The other day, I saw an Instagram ad by a brand-new designer. She was offering a logo and website design package for like $1500. As a seasoned graphic and web designer, I know for a fact that web hosting alone costs between $150 and $350 per year, depending on who you go with. I’d also just dropped $3k to get an assistant to redesign my own website – just design – without building anything at all. So, crunching the numbers, the wage this new designer would take home was absolutely inadequate for the amount of work she’d be doing.
Speedily, I commented, “hey girl, I think your prices are at least 75% too cheap”.

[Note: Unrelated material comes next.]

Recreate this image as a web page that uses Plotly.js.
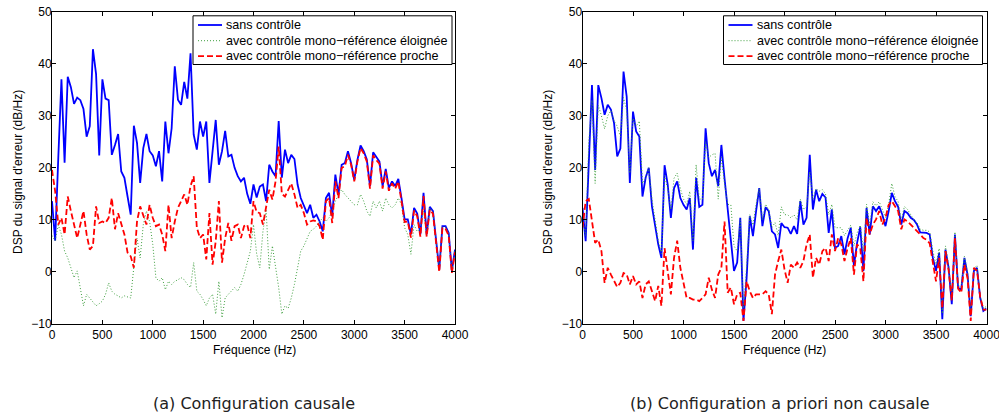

Overstepping? Saintly? Neither, actually. Underpricing doesn’t just hurt you. Pricing too low pulls down the average rate for your profession and cheapens your entire industry. It doesn’t matter what your job is – it gives customers incorrect expectations of what they should get. From a client’s perspective, it also makes it hard to know what’s reasonable to pay. They might be happy now, but they won’t be when you realise you can’t cover your costs and have to raise your prices through the roof. Customers, in any industry, are generally happier starting with a reasonable upfront rate that stays the same for a while. Starting with one price, then being told it’s about to go up 500% next year, is not kind – it’s a bait-and-switch.
I think I’m priced well, but my work inbox is still at 140 unread emails right now. I’m a busy woman who needs to spend my time designing! I don’t want to be filtering through 50 poor-quality enquiries! These kinds of people likely don’t intend to pay me well, and will argue at whatever my quote is anyway. So what’s the point? I’d rather spend time delivering awesome results for my current clients, at a higher rate. Overwhelm with poor-quality prospects is what happens when you’re priced too low.
Overwhelm also happens when you start out priced too low and then have to gradually raise your rates. This can have seriously detrimental effects on your clients… as the quality of your output starts to suffer because you’re managing too much. I wish I was more sensible from 2018 – because higher prices all this time would have nurtured mutual respect, indicated professional confidence, and promoted swifter business growth. In particular, I wish I’d raised my prices before I got so overwhelmed last year that my service quality slipped. It’s so hard to recover from that – because who agrees to pay more when the quality of a business has gotten worse?
So do your research before setting your prices, and don’t just copy or try to undercut the cheapest deal. By jacking your rates up – perhaps even just a bit higher than you think is right, accounting for Being Female and Doubting Yourself – I think you’ll be closer to the mark. You’ll attract a pool of better-quality, better-priced clients, you’ll be in a better position to deal with emergencies, and you won’t have to do so much bloody admin. Oh – and you’ll have enough money to top up your super every year.
Yes, you will get less work. That’s a good thing. You want quality leads for a higher price. Quality over quantity – we all know this.